- [GIVEN TASK]
Images are not part of the copy; write out the rest of the data exactly as given.

[Start of DATA]

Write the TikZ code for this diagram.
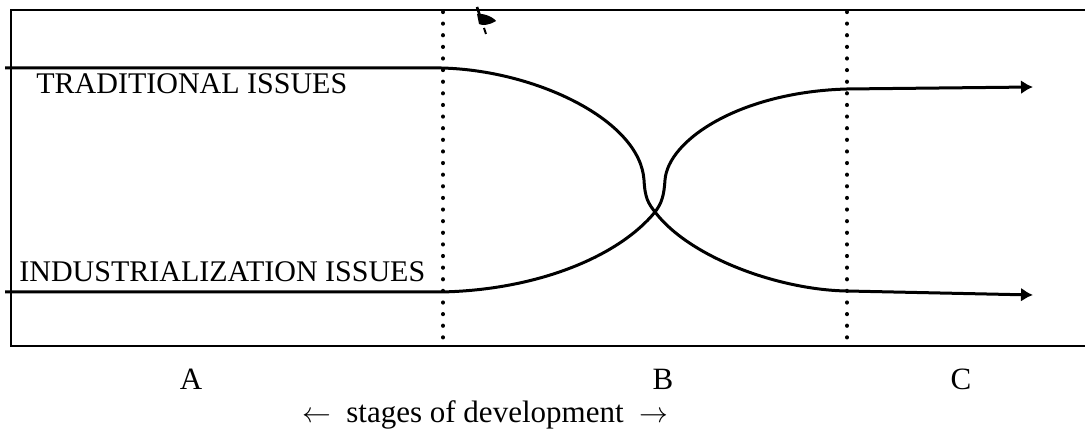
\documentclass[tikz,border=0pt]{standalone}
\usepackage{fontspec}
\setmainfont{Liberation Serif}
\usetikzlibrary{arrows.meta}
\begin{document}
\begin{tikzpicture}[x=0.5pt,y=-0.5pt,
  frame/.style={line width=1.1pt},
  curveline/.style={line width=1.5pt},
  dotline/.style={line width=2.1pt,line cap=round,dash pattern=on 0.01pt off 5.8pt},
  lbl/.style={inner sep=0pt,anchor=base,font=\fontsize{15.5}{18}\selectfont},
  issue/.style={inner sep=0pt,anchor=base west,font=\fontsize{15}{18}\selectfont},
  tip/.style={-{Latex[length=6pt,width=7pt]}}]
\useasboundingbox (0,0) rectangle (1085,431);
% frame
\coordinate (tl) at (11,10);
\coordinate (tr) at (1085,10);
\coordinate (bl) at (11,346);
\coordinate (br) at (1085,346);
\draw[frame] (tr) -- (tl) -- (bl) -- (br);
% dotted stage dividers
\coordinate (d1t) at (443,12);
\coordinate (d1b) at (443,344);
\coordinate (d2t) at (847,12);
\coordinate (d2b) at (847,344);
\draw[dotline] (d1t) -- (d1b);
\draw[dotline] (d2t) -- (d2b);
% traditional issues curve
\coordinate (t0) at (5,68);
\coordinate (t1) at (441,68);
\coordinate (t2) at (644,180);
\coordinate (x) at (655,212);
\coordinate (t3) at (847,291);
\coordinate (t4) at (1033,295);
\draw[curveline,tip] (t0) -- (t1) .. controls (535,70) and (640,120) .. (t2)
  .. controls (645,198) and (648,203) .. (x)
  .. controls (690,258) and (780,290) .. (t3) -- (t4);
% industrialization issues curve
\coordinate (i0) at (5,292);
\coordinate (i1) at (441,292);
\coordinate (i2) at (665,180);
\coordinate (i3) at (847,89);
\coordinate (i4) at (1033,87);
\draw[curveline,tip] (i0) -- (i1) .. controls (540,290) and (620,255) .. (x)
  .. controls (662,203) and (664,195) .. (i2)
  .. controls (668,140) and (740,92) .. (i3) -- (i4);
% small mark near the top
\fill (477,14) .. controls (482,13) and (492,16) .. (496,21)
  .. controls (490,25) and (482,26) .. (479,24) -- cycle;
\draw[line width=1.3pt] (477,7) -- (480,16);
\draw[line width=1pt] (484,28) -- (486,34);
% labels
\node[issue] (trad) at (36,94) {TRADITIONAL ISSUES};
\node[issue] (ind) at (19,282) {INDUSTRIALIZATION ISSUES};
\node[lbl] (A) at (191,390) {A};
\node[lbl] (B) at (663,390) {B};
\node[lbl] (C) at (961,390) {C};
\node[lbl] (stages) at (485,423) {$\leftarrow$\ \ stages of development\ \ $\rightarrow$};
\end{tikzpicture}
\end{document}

[End of DATA]

- [OUTPUT OF THE EXERCISE]
Write the TikZ code for this diagram.
\documentclass[tikz,border=0pt]{standalone}
\usepackage{fontspec}
\setmainfont{Liberation Serif}
\usetikzlibrary{arrows.meta}
\begin{document}
\begin{tikzpicture}[x=0.5pt,y=-0.5pt,
  frame/.style={line width=1.1pt},
  curveline/.style={line width=1.5pt},
  dotline/.style={line width=2.1pt,line cap=round,dash pattern=on 0.01pt off 5.8pt},
  lbl/.style={inner sep=0pt,anchor=base,font=\fontsize{15.5}{18}\selectfont},
  issue/.style={inner sep=0pt,anchor=base west,font=\fontsize{15}{18}\selectfont},
  tip/.style={-{Latex[length=6pt,width=7pt]}}]
\useasboundingbox (0,0) rectangle (1085,431);
% frame
\coordinate (tl) at (11,10);
\coordinate (tr) at (1085,10);
\coordinate (bl) at (11,346);
\coordinate (br) at (1085,346);
\draw[frame] (tr) -- (tl) -- (bl) -- (br);
% dotted stage dividers
\coordinate (d1t) at (443,12);
\coordinate (d1b) at (443,344);
\coordinate (d2t) at (847,12);
\coordinate (d2b) at (847,344);
\draw[dotline] (d1t) -- (d1b);
\draw[dotline] (d2t) -- (d2b);
% traditional issues curve
\coordinate (t0) at (5,68);
\coordinate (t1) at (441,68);
\coordinate (t2) at (644,180);
\coordinate (x) at (655,212);
\coordinate (t3) at (847,291);
\coordinate (t4) at (1033,295);
\draw[curveline,tip] (t0) -- (t1) .. controls (535,70) and (640,120) .. (t2)
  .. controls (645,198) and (648,203) .. (x)
  .. controls (690,258) and (780,290) .. (t3) -- (t4);
% industrialization issues curve
\coordinate (i0) at (5,292);
\coordinate (i1) at (441,292);
\coordinate (i2) at (665,180);
\coordinate (i3) at (847,89);
\coordinate (i4) at (1033,87);
\draw[curveline,tip] (i0) -- (i1) .. controls (540,290) and (620,255) .. (x)
  .. controls (662,203) and (664,195) .. (i2)
  .. controls (668,140) and (740,92) .. (i3) -- (i4);
% small mark near the top
\fill (477,14) .. controls (482,13) and (492,16) .. (496,21)
  .. controls (490,25) and (482,26) .. (479,24) -- cycle;
\draw[line width=1.3pt] (477,7) -- (480,16);
\draw[line width=1pt] (484,28) -- (486,34);
% labels
\node[issue] (trad) at (36,94) {TRADITIONAL ISSUES};
\node[issue] (ind) at (19,282) {INDUSTRIALIZATION ISSUES};
\node[lbl] (A) at (191,390) {A};
\node[lbl] (B) at (663,390) {B};
\node[lbl] (C) at (961,390) {C};
\node[lbl] (stages) at (485,423) {$\leftarrow$\ \ stages of development\ \ $\rightarrow$};
\end{tikzpicture}
\end{document}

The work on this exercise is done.